> _Directive_: Can you pull out each line of the data below that includes the word "React"?

> _Material shown_:
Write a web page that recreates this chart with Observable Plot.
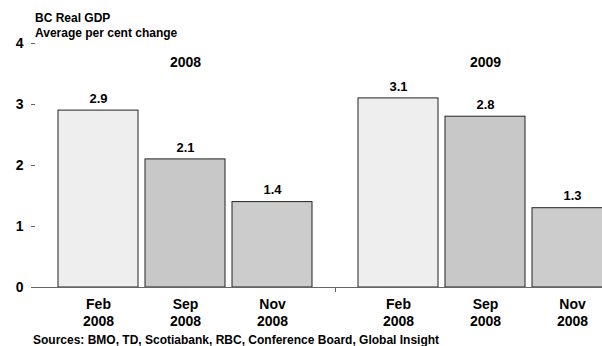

==

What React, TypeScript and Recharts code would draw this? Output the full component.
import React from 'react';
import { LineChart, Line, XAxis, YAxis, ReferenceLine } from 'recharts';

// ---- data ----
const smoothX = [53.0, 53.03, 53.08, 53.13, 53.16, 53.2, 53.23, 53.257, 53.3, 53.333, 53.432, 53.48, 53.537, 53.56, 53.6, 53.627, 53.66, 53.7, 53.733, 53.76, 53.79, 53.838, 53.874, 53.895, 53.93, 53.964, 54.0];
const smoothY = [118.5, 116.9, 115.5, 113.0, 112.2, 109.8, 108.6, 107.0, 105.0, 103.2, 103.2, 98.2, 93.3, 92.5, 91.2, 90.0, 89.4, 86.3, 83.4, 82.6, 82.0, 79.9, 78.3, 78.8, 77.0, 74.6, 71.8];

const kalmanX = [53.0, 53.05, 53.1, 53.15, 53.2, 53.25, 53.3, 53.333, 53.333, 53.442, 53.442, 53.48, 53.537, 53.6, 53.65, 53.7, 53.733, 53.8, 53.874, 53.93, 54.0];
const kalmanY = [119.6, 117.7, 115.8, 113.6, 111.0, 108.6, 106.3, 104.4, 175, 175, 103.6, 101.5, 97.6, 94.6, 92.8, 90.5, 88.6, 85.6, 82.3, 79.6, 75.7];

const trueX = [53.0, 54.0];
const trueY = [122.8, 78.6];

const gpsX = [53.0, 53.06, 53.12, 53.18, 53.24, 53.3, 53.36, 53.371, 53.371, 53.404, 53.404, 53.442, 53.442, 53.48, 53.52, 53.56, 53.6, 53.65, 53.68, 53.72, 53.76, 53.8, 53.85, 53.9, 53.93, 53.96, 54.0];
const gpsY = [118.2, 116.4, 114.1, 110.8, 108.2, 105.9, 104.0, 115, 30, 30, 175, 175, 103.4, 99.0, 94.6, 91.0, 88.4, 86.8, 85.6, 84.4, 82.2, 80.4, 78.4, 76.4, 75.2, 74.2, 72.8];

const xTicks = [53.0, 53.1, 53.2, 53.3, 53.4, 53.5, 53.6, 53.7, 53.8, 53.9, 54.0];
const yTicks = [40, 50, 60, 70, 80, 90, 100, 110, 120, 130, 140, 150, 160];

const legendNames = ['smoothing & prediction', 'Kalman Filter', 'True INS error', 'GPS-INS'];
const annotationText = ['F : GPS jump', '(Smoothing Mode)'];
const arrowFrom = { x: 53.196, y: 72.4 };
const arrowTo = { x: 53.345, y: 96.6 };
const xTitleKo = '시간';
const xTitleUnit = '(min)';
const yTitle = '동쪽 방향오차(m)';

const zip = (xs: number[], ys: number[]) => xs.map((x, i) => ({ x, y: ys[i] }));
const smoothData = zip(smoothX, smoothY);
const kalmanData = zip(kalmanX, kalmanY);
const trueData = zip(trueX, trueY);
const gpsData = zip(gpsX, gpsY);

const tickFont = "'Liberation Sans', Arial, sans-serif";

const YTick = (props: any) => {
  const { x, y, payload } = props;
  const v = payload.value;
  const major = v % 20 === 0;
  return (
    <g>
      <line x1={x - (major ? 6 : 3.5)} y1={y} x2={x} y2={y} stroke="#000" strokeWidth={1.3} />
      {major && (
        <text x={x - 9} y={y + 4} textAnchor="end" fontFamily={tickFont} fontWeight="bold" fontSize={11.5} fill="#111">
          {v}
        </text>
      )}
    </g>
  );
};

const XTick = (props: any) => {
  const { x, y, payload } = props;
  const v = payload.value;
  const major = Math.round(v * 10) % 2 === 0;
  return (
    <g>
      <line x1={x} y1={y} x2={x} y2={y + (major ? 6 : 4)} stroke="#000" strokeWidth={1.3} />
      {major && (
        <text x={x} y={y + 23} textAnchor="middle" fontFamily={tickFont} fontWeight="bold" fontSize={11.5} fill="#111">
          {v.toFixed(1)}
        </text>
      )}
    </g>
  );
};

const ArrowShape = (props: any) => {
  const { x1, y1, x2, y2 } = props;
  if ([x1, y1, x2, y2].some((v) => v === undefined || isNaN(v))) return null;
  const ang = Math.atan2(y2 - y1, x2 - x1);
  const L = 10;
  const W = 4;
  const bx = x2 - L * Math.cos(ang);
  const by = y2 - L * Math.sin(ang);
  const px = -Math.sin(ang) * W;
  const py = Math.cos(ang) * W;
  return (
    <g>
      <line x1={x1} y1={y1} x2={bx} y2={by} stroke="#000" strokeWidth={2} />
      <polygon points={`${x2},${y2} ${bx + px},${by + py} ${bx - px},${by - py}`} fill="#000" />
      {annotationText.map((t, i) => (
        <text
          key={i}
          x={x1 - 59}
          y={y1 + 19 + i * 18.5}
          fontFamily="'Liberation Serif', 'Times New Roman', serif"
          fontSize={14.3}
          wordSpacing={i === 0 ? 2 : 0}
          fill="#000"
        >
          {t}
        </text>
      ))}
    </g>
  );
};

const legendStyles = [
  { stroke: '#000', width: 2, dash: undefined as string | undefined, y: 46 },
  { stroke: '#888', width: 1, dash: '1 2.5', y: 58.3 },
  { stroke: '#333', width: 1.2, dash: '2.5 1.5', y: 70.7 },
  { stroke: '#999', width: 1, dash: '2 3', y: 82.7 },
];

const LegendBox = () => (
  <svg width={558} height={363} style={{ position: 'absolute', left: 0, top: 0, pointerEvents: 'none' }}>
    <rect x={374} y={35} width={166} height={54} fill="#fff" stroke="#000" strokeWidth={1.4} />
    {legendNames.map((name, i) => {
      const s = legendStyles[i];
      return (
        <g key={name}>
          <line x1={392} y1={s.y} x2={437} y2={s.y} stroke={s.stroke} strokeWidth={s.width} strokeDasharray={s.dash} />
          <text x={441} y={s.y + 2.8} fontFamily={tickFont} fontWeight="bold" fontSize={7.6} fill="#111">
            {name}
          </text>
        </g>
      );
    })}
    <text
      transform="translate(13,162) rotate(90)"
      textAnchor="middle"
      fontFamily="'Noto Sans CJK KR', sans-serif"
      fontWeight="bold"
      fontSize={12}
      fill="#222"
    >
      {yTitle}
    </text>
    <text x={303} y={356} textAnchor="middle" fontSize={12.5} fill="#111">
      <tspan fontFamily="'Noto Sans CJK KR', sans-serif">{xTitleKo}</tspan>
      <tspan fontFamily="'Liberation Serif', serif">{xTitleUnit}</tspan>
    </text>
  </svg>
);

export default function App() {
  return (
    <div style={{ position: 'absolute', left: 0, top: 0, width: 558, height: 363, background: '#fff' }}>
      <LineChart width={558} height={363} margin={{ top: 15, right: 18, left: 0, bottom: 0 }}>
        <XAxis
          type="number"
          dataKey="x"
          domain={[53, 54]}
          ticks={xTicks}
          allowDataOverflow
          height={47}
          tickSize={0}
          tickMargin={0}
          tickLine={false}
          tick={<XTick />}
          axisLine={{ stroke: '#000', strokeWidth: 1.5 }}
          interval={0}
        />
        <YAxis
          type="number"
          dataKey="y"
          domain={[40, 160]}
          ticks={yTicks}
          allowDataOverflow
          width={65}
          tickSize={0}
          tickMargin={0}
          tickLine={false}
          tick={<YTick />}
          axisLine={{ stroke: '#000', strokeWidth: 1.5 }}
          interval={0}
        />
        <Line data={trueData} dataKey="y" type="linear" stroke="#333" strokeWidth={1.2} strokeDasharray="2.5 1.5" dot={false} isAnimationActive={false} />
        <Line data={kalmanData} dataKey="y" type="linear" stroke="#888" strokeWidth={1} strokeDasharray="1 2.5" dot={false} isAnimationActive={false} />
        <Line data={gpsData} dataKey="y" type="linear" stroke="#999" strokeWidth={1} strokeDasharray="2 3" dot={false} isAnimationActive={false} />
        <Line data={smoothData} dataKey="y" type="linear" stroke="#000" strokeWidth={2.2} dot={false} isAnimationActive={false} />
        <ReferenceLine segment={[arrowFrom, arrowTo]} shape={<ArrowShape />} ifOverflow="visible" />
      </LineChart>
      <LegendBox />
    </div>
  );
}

> _Reply to the exercise_:
What React, TypeScript and Recharts code would draw this? Output the full component.
import React from 'react';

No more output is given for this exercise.